In my opinion, the A40 should be a solid D/C all the way around Oxford from Thornhill right out to Witney with exits like those on the A34 for example?, but then again 'it costs money', or there's not a need for it!', sorry to rant a bit but it does wind me up when they only look at spending more money on short-term gains rather than a one off big project ehich wouldn't need looking at for years to come.
11:42pm Mon 15 Oct 12
Patrick in Devon says...
I live near a branch line with a day return at £7 for a 60 mile round trip, which would cost much more in fuel and parking, and its so well used its often full and standing.
Build a single track to Carterton with a half hourly service (by extending trains which currently terminate at Oxford) and you would remove many thousands of car journeys each day from the A40 at a fraction of the cost of dual carraigeways, junctions etc.
11:53am Tue 16 Oct 12
the wizard says...
Dualing the A40 is not the ultimate answer, as it arrives at Woodstock Road roundabout and is then bottle necked all the way down to Banbury Road roundabout . A relief road around all of that is needed, but we then get back to OCC favourite cost cutting measure, TALK, because its cheap.
A no time penalty light rail would be attractive to many, but it needs to be correctly set up and with ample parking and bike facilities to attract travellers. The only problem with it now is the set up costs which will get scoffed at by everyone because there is no money. The existing bus service by Stage coach is heavily used so perhaps more buses at peak times, a doubling up, may bring in more travellers.

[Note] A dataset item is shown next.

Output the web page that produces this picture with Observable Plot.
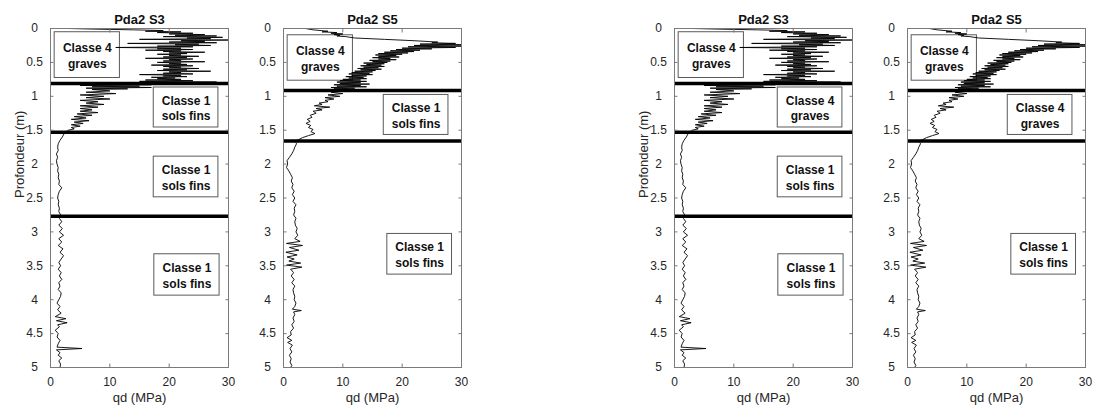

The simple fact is, there is no easy solution, if there was it would have been done before now, once more, lack of vision by OCC in their quest for more houses, more houses and even more houses has blighted the whole of Oxfordshire, which is now painted into a corner of OCC's making.
OCC follows government requests and directives, but have obviously underspent on any road infrastructure, maybe not spent at all. Useless and incompetent doesn't come close
1:36pm Tue 16 Oct 12
H.J.Harris says...
In the last couple of generations, we have undergone many culture changes, one of which is the desire for young people to leave home and buy houses of their own. It was usual for these people to stay with the parents until leaving to get married and set up their own homes. As well as the growth in population, this has led to a far greater demand for housing.
1:46pm Tue 16 Oct 12
the wizard says...
2:38pm Tue 16 Oct 12
livedhereforyears says...
9:28pm Tue 16 Oct 12
the wizard says...
8:51am Fri 19 Oct 12
nickwilcock says...
No new housing should be built near the A40 until the road has been upgraded to dual carriageway standard from Witney to the M40 with roundabout flyovers for through traffic.
Hudspeth is, as usual, completely wrong.